Assinado no dia 1º de outubro pelo presidente Jair Bolsonaro (ex-PSL), o decreto 10.502/2020, que trata da Política Nacional de Educação Especial (PNEE), vai contra qualquer iniciativa de inclusão e promoção dos direitos ao permitir que instituições de ensino separem estudantes com deficiência dos demais.
Pesquisa do Censo Escolar, divulgada no início deste ano, mostra que o Ministério da Educação (MEC) registrou aumento de 5,9% nas matrículas de alunos com deficiência em 2019, mantendo a tendência de crescimento que ocorre desde 2014. Oficialmente são 1,3 milhão de estudantes com deficiência matriculados no ensino regular.
O texto da nova PNEE, além de não dialogar com nenhuma norma específica de educação, fere a Convenção da Organização das Nações Unidas (ONU) sobre os Direitos das Pessoas com Deficiência (que tem força de lei no Brasil pelo Decreto Legislativo 186, de 2018, e pelo Decreto 6.949, de 2009). Também vai contra a Lei Brasileira de Inclusão (Lei 13.146, de 2018).
“Foram anos de luta para conquistar espaço e o mínimo de dignidade e equidade nas escolas. Agora vem este desgoverno querendo isolar os estudantes com deficiência em um espaço onde eles têm que lidar somente com pessoas ‘iguais’, sendo que o correto é que esses educandos possam conviver com outras crianças, pois é científica e pedagogicamente comprovado que elas interagem e evoluem por meio da vivência das experiências com o meio, ou seja, com outras crianças”, explica José Roberto Santana da Silva, coordenador do Coletivo Nacional de Trabalhadores e Trabalhadoras com Deficiência da CUT.

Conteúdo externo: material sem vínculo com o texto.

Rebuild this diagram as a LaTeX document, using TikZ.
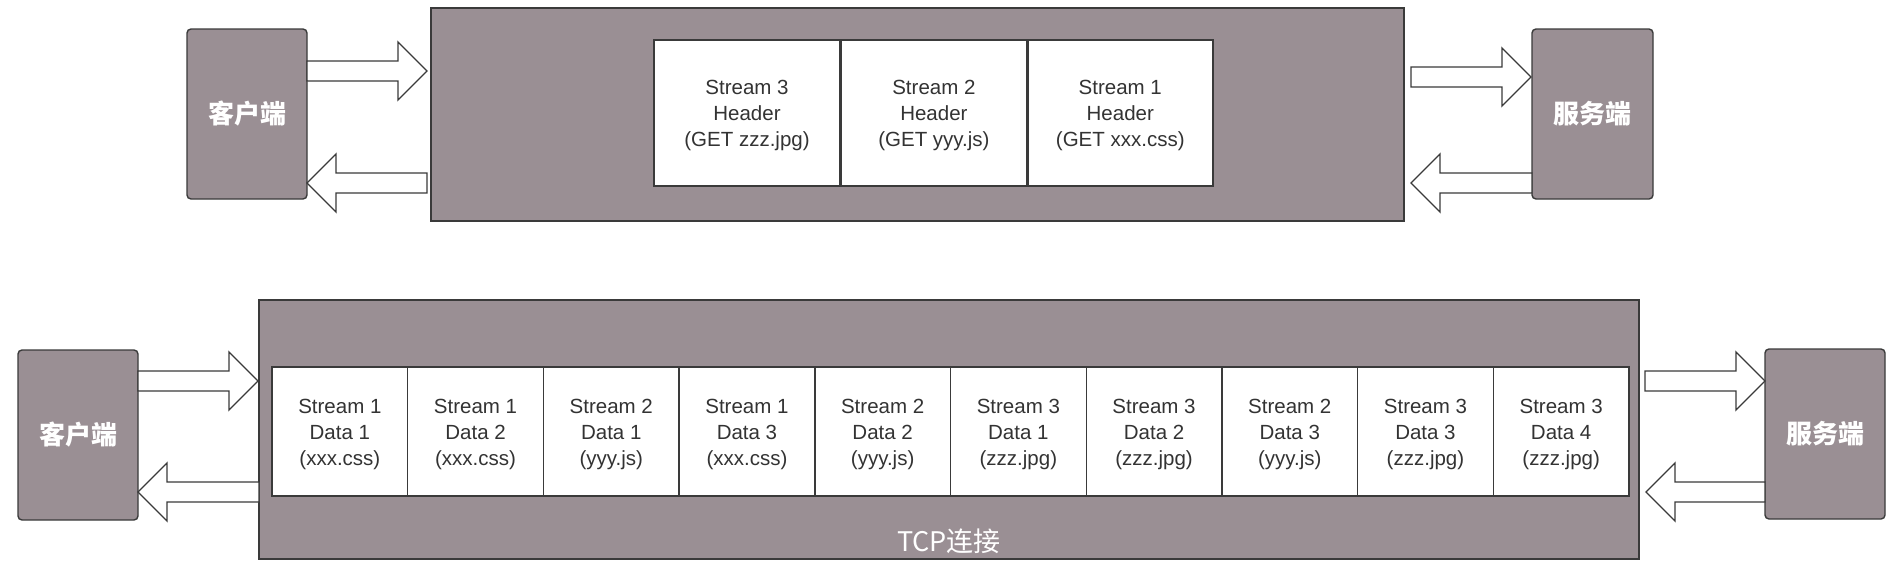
\documentclass[tikz,border=0pt]{standalone}
\usepackage{fontspec}
\setmainfont{Liberation Sans}
\newfontfamily\cjk{Noto Sans CJK SC}
\usetikzlibrary{calc}
\definecolor{boxfill}{RGB}{154,143,148}
\definecolor{edge}{RGB}{58,58,58}
\definecolor{txt}{RGB}{51,51,51}
\tikzset{
  endbox/.style={draw=edge, line width=1.4pt, fill=boxfill, rounded corners=4pt, inner sep=0pt,
    minimum width=120pt, minimum height=170pt, text=white, font=\cjk\bfseries\fontsize{26}{30}\selectfont},
  connbox/.style={draw=edge, line width=1.4pt, fill=boxfill, inner sep=0pt},
  cellbox/.style={draw=edge, line width=1.4pt, fill=white, inner sep=0pt},
  celltext/.style={text=txt, align=center, inner sep=0pt, yshift=-2.5pt,
    font=\fontsize{20.5}{26}\selectfont},
  blk/.style={draw=edge, line width=1.3pt, fill=white, line join=miter},
}
% #1 tail, #2 tip (same y)
\newcommand\blockarrow[2]{%
  \draw[blk] let \p1=(#1), \p2=(#2), \n1={ifthenelse(\x2>\x1,1,-1)} in
    (\x1,\y1+10) -- (\x2-\n1*29pt,\y1+10) -- (\x2-\n1*29pt,\y1+29) -- (\x2,\y1)
    -- (\x2-\n1*29pt,\y1-29) -- (\x2-\n1*29pt,\y1-10) -- (\x1,\y1-10) -- cycle;}
\begin{document}
\begin{tikzpicture}[x=1pt,y=-1pt]
\useasboundingbox (0,0) rectangle (1898,570);
% top row
\node[endbox] (c1) at (247,114) {客户端};
\node[connbox, minimum width=973pt, minimum height=213pt] (k1) at (917.5,114.5) {};
\node[endbox, minimum width=121pt] (s1) at (1592.5,114) {服务端};
\node[cellbox, minimum width=186pt, minimum height=146pt,
  label={[celltext]center:{Stream 3\\Header\\(GET zzz.jpg)}}] (h3) at (747,113) {};
\node[cellbox, minimum width=185pt, minimum height=146pt, anchor=west,
  label={[celltext]center:{Stream 2\\Header\\(GET yyy.js)}}] (h2) at (h3.east) {};
\node[cellbox, minimum width=185pt, minimum height=146pt, anchor=west,
  label={[celltext]center:{Stream 1\\Header\\(GET xxx.css)}}] (h1) at (h2.east) {};
\coordinate (a1t) at (307,71);  \coordinate (a1h) at (427,71);
\coordinate (a2t) at (427,183); \coordinate (a2h) at (307,183);
\coordinate (a3t) at (1411,77); \coordinate (a3h) at (1531,77);
\coordinate (a4t) at (1532,183); \coordinate (a4h) at (1411,183);
\blockarrow{a1t}{a1h}
\blockarrow{a2t}{a2h}
\blockarrow{a3t}{a3h}
\blockarrow{a4t}{a4h}
% bottom row
\node[endbox] (c2) at (78,435) {客户端};
\node[connbox, minimum width=1380pt, minimum height=259pt] (k2) at (949,429.5) {};
\node[text=white, font=\cjk\fontsize{27}{30}\selectfont, inner sep=0pt] (tcp) at (949,541) {TCP连接};
\node[endbox] (s2) at (1825,434) {服务端};
\foreach \i/\t in {1/{Stream 1\\Data 1\\(xxx.css)},2/{Stream 1\\Data 2\\(xxx.css)},3/{Stream 2\\Data 1\\(yyy.js)},
  4/{Stream 1\\Data 3\\(xxx.css)},5/{Stream 2\\Data 2\\(yyy.js)},6/{Stream 3\\Data 1\\(zzz.jpg)},
  7/{Stream 3\\Data 2\\(zzz.jpg)},8/{Stream 2\\Data 3\\(yyy.js)},9/{Stream 3\\Data 3\\(zzz.jpg)},10/{Stream 3\\Data 4\\(zzz.jpg)}}
  \node[cellbox, minimum width=135.7pt, minimum height=129pt,
    label={[celltext]center:{\t}}] (d\i) at ({272+135.7*(\i-0.5)},431.5) {};
\coordinate (b1t) at (138,381);  \coordinate (b1h) at (258,381);
\coordinate (b2t) at (259,492);  \coordinate (b2h) at (138,492);
\coordinate (b3t) at (1645,381); \coordinate (b3h) at (1765,381);
\coordinate (b4t) at (1765,492); \coordinate (b4h) at (1646,492);
\blockarrow{b1t}{b1h}
\blockarrow{b2t}{b2h}
\blockarrow{b3t}{b3h}
\blockarrow{b4t}{b4h}
\end{tikzpicture}
\end{document}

Diversas entidades, sindicatos e políticos que atuam na luta das pessoas com deficiência são contrários ao decreto. Muitos citam que o objetivo do governo é atender a interesses privatistas de instituições que atuam no segmento e estão de olho nos recursos da educação, que tiveram aumento neste ano após pressão da sociedade. No Senado, o parlamentar Fabiano Contarato (Rede-ES) apresentou um projeto para suspender os efeitos do decreto e se movimenta para ganhar apoio na Casa.
Secretária de Políticas Sociais da CUT-SP, Kelly Domingos chama de hipocrisia a atitude do governo.“Do que adianta o Bolsonaro e a primeira-dama, Michelle, fazerem discursos defendendo as pessoas com deficiência nas redes sociais, mas, na prática, usarem a estrutura de governo e a caneta para excluir essa população? Mais uma vez estamos diante de um imenso e vergonhoso retrocesso promovido por hipócritas”.
Em nota, a CNTE-CUT (Confederação Nacional dos Trabalhadores em Educação) diz que a nova PNEE é uma grave ofensa do governo. “Essa orientação retrógrada da PNEE-2020 colide com os objetivos construídos pela sociedade brasileira, inclusive à luz de orientações internacionais, que privilegiam as políticas de ampla inserção das pessoas com deficiência nas escolas e demais setores da vida pública. E, ao invés de investir na ampliação desses compromissos reivindicados pela sociedade, o governo Bolsonaro se volta para um tipo de atendimento escolar segregador e orientado para a oferta predominante privada”.
José Roberto lembra que a pessoa com deficiência deve estar aonde ela quiser, conforme garante a Constituição. “Pessoas com deficiência são cidadãos brasileiros e têm os mesmos direitos que qualquer um. Não nos cabe ter que se adaptar aos locais, por isso precisamos de políticas públicas que obriguem os espaços a terem estruturas para atender qualquer pessoa, garantindo o direito de ir e vir”, conclui.